Growing up in poverty, Martinez says, children are exposed to a smaller vocabulary, and few, if any, books. According to SAYL, while in middle income neighborhoods the ratio of books per child is 13-to-1, in low income communities there is only one age appropriate book per 300 children.
“It’s not the fault of the parents,” Martinez told the Rivard Report. “I mean, they’re working two jobs. They’re doing the best they can. You know, I grew up in poverty. I (was never) exposed to books until I went to school. And, a lot of it, frankly, is that parents just don’t know.”
With 50% of the district’s students moving schools during the school year, low-income children’s early childhood and elementary education is also frequently disrupted, making it more difficult for teachers to implement coherent academic plans.
Martinez points to community initiatives like SAYL’s Reading Buddies and its distribution of 11,600 books to students this year as an important start in raising parental awareness. But just encouraging families to read to their children, he says, is not enough once major gaps have already formed.
What students need, Martinez argues, is a targeted diagnostic that empowers teachers and parents to focus on the particular components of literacy that a child is struggling with. That’s just what SAISD teachers are implementing in the NWEA MAPS Assessment, a personalized literacy diagnostic which rolled out this year. Accessible across districts, Martinez believes the tool may help with student transience as well.
Martinez doesn’t think this or any particular strategy is a silver bullet. What matters to him is collaborating, thinking systemically, and trying out research-based innovations. All three superintendents agreed that community initiatives like SAYL and district-wide strategies can only go as far as their funding permits.

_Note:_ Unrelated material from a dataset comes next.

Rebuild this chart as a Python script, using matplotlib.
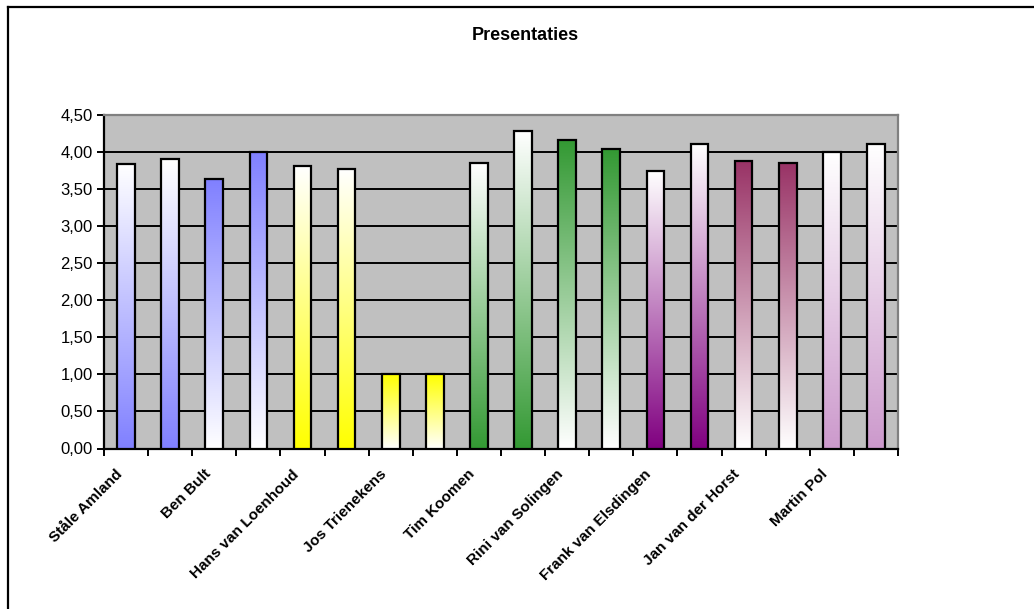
import numpy as np
import matplotlib
matplotlib.use("Agg")
import matplotlib.pyplot as plt
import matplotlib.transforms as mtransforms
from matplotlib.colors import LinearSegmentedColormap
from matplotlib.lines import Line2D

plt.rcParams["font.family"] = ["Liberation Sans", "DejaVu Sans"]

# data
speakers = [
    "Ståle Amland", "Ben Bult", "Hans van Loenhoud", "Jos Trienekens",
    "Tim Koomen", "Rini van Solingen", "Frank van Elsdingen",
    "Jan van der Horst", "Martin Pol",
]
scores = [3.83, 3.90, 3.63, 4.00, 3.80, 3.77, 1.00, 1.00, 3.85,
          4.28, 4.15, 4.04, 3.74, 4.10, 3.88, 3.85, 4.00, 4.10]
y_ticks = [0.0, 0.5, 1.0, 1.5, 2.0, 2.5, 3.0, 3.5, 4.0, 4.5]

# styling: (colour, colour at the top?) per pair of bars
bar_styles = [
    ("#8080FF", False), ("#8080FF", True),
    ("#FFFF00", False), ("#FFFF00", True),
    ("#339933", False), ("#339933", True),
    ("#800080", False), ("#993366", True),
    ("#CC99CC", False),
]

W, H = 1034, 609
fig = plt.figure(figsize=(W / 100, H / 100), dpi=100)
ax = fig.add_axes([104 / W, 1 - 448.5 / H, (898 - 104) / W, (448.5 - 114.5) / H])
ax.set_facecolor("#C0C0C0")

x = np.arange(len(scores))
bars = ax.bar(x, scores, width=0.4, facecolor="none", edgecolor="black",
              linewidth=1.6, zorder=4)

grad = np.linspace(0, 1, 256).reshape(-1, 1)
for i, patch in enumerate(bars):
    color, top = bar_styles[i // 2]
    if top:
        cmap = LinearSegmentedColormap.from_list("g", ["white", color])
    else:
        cmap = LinearSegmentedColormap.from_list("g", [color, "white"])
    x0 = patch.get_x()
    x1 = x0 + patch.get_width()
    h = patch.get_height()
    ax.imshow(grad, cmap=cmap, extent=(x0, x1, 0, h), origin="lower",
              aspect="auto", interpolation="bilinear", zorder=3)

ax.set_xlim(-0.5, len(scores) - 0.5)
ax.set_ylim(0, 4.5)

ax.set_yticks(y_ticks)
ax.set_yticklabels([f"{v:.2f}".replace(".", ",") for v in y_ticks], fontsize=12)
ax.yaxis.grid(True, color="black", linewidth=1.4)
ax.set_axisbelow(True)

ax.set_xticks(np.arange(-0.5, len(scores), 1.0))
ax.set_xticklabels([])
ax.set_xticks(x[::2], minor=True)
ax.set_xticklabels(speakers, minor=True, rotation=45, ha="right", va="center",
                   rotation_mode="anchor", fontsize=11, fontweight="bold")
ax.tick_params(axis="x", which="minor", length=0, pad=17)
ax.tick_params(axis="both", which="major", length=5, width=1.4, direction="out",
               color="black")
ax.tick_params(axis="y", pad=3)

# Excel puts the rotated labels a bit left of the category centre
shift = mtransforms.ScaledTranslation(-6 / 100, 0, fig.dpi_scale_trans)
for lbl in ax.get_xticklabels(minor=True):
    lbl.set_transform(lbl.get_transform() + shift)

for side in ("left", "bottom"):
    ax.spines[side].set_color("black")
    ax.spines[side].set_linewidth(1.6)
for side in ("top", "right"):
    ax.spines[side].set_color("#808080")
    ax.spines[side].set_linewidth(1.6)

fig.text(525 / W, 1 - 36 / H, "Presentaties", ha="center", va="center",
         fontsize=13, fontweight="bold")

# outer chart frame (only left and top edges are inside the picture)
fig.add_artist(Line2D([7.5 / W, 7.5 / W], [0, 1 - 6.5 / H], color="black",
                      linewidth=1.6, transform=fig.transFigure))
fig.add_artist(Line2D([7.5 / W, 1], [1 - 6.5 / H, 1 - 6.5 / H], color="black",
                      linewidth=1.6, transform=fig.transFigure))

fig.savefig("out.png", dpi=100)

“All of the Reading Buddies in the room can testify to the fact that, especially with a struggling student, this is a very personal business, this is a very human business,” Woods said. “And with those that struggle the most, that one-on-one or very small group attention is essential. And that talent and that time takes compensation, frankly.”
With the Legislature more inclined to budget cuts than increased education spending, this kind of change will require meaningful agitation from voters. Woods believes the more people get involved in a school helping struggling students, the more they will advocate for the funding schools need.
There may be no more rewarding and effective way to do that than by becoming a Reading Buddy.
“I grew up always hating reading,” said Rachel Ferrier, who won the organization’s Volunteer of the Year award after volunteering for nine years. “So to be able to sit down and work with a kid each week is a wonderful blessing.”
Correction: An earlier version of this article stated that students in the Reading Buddies program improved their reading by four grade levels. Students in the program actually grew by “four reading levels,” a measurement SAYL uses that doesn’t correspond to actual grade levels.